__TO BE DONE__: Each line that contains the string "this" counts once; report how many such lines appear in the data, as a number only.

__RECORDS SUPPLIED__:
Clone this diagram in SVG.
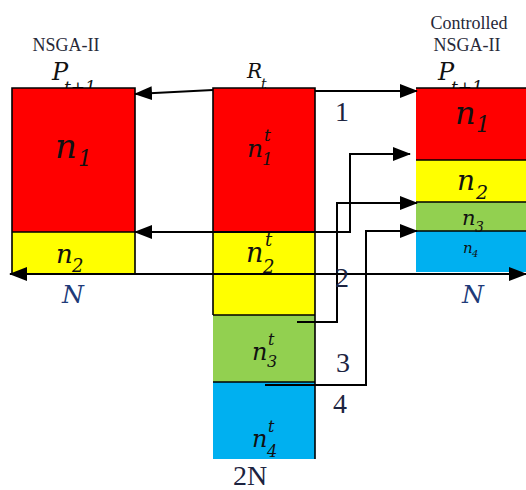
<svg xmlns="http://www.w3.org/2000/svg" width="526" height="490" viewBox="0 0 526 490">
  <defs>
    <marker id="head" viewBox="0 0 18 14" refX="17" refY="7" markerWidth="18" markerHeight="14" markerUnits="userSpaceOnUse" orient="auto-start-reverse">
      <path d="M0,0 L18,7 L0,14 z" fill="#000"/>
    </marker>
    <style>
      .cap { font-family: "Liberation Serif", "Times New Roman", serif; font-size: 18px; fill: #262838; text-anchor: middle; }
      .math { font-family: "DejaVu Serif", "Liberation Serif", serif; font-style: italic; fill: #111; }
      .num { font-family: "Liberation Serif", "Times New Roman", serif; font-size: 28px; fill: #1c2340; }
      .navy { fill: #203a78; }
      .edge { stroke: #000; stroke-width: 1.6; fill: none; }
      .wire { stroke: #000; stroke-width: 2; fill: none; }
      .red { fill: #ff0000; }
      .yellow { fill: #ffff00; }
      .green { fill: #92d050; }
      .blue { fill: #00b0f0; }
    </style>
  </defs>

  <!-- column headings (drawn first so the box tops overlap the subscripts) -->
  <g id="headings">
    <text class="cap" x="66" y="51">NSGA-II</text>
    <text class="cap" x="469" y="29">Controlled</text>
    <text class="cap" x="467" y="51">NSGA-II</text>
    <text class="math" x="52" y="80" font-size="24">P<tspan x="64" y="93" font-size="17">t+1</tspan></text>
    <text class="math" x="247" y="78" font-size="20">R<tspan x="261" y="89" font-size="14">t</tspan></text>
    <text class="math" x="438" y="80" font-size="24">P<tspan x="451" y="93" font-size="17">t+1</tspan></text>
  </g>

  <!-- next population, standard NSGA-II -->
  <g id="left-pop">
    <rect class="red" x="12" y="88" width="123" height="144"/>
    <rect class="yellow" x="12" y="232" width="123" height="42"/>
    <path class="edge" d="M12,274 V88 H135 V274 M12,232 H135"/>
    <text class="math" x="55" y="158" font-size="34">n<tspan x="78" y="166" font-size="22">1</tspan></text>
    <text class="math" x="56" y="263" font-size="26">n<tspan x="72" y="272" font-size="18">2</tspan></text>
  </g>

  <!-- combined population R_t -->
  <g id="mid-pop">
    <rect class="red" x="213" y="88" width="102" height="144"/>
    <rect class="yellow" x="213" y="232" width="102" height="83"/>
    <rect class="green" x="213" y="315" width="102" height="67"/>
    <rect class="blue" x="213" y="382" width="102" height="77"/>
    <path class="edge" d="M213,315 V88 H315 V459 M213,232 H315 M213,315 H315 M213,382 H315"/>
    <text class="math" x="247" y="157" font-size="25">n<tspan x="264" y="141" font-size="17">t</tspan><tspan x="262" y="165" font-size="17">1</tspan></text>
    <text class="math" x="246" y="262" font-size="27">n<tspan x="265" y="246" font-size="18">t</tspan><tspan x="263" y="273" font-size="18">2</tspan></text>
    <text class="math" x="252" y="360" font-size="24">n<tspan x="268" y="345" font-size="16">t</tspan><tspan x="267" y="367" font-size="16">3</tspan></text>
    <text class="math" x="252" y="447" font-size="24">n<tspan x="268" y="432" font-size="16">t</tspan><tspan x="267" y="457" font-size="16">4</tspan></text>
  </g>

  <!-- next population, controlled NSGA-II -->
  <g id="right-pop">
    <rect class="red" x="416" y="88" width="110" height="72"/>
    <rect class="yellow" x="416" y="160" width="110" height="42"/>
    <rect class="green" x="416" y="202" width="110" height="29"/>
    <rect class="blue" x="416" y="231" width="110" height="41"/>
    <path class="edge" d="M416,88 H526 M416,160 H526 M416,202 H526 M416,231 H526"/>
    <text class="math" x="455" y="124" font-size="32">n<tspan x="476" y="132" font-size="22">1</tspan></text>
    <text class="math" x="457" y="190" font-size="28">n<tspan x="476" y="199" font-size="19">2</tspan></text>
    <text class="math" x="462" y="225" font-size="21">n<tspan x="475" y="232" font-size="14">3</tspan></text>
    <text class="math" x="463" y="253" font-size="15">n<tspan x="472" y="257" font-size="10">4</tspan></text>
  </g>

  <!-- connectors -->
  <g id="connectors">
    <path class="wire" d="M213,90 L135,94" marker-end="url(#head)"/>
    <path class="wire" d="M315,91 H417" marker-end="url(#head)"/>
    <path class="wire" d="M350,232 H135" marker-end="url(#head)"/>
    <path class="wire" d="M315,232 H350 V154 H410" marker-end="url(#head)"/>
    <path class="wire" d="M297,322 H337 V203 H417" marker-end="url(#head)"/>
    <path class="wire" d="M265,385 H366 V231 H417" marker-end="url(#head)"/>
    <path class="wire" d="M10,274 H526" marker-start="url(#head)" marker-end="url(#head)"/>
  </g>

  <!-- sizes and step numbers -->
  <g id="labels">
    <text class="math navy" x="62" y="303" font-size="25">N</text>
    <text class="math navy" x="462" y="303" font-size="25">N</text>
    <text class="num" x="233" y="485" font-size="27">2N</text>
    <text class="num" x="335" y="121">1</text>
    <text class="num" x="335" y="287">2</text>
    <text class="num" x="336" y="372">3</text>
    <text class="num" x="333" y="413">4</text>
  </g>
</svg>
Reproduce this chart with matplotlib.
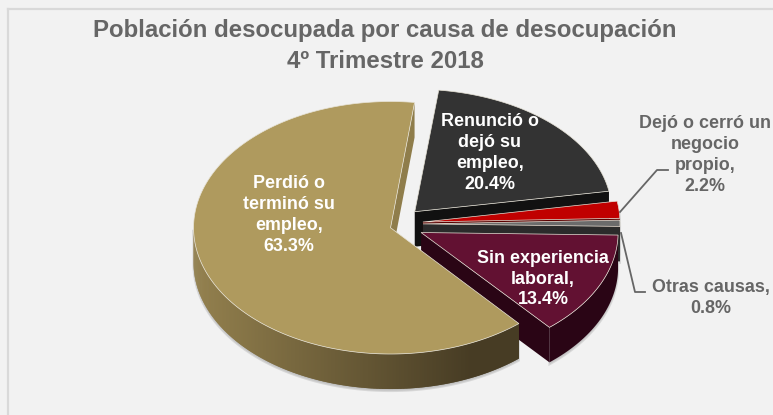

__ANSWER__: 2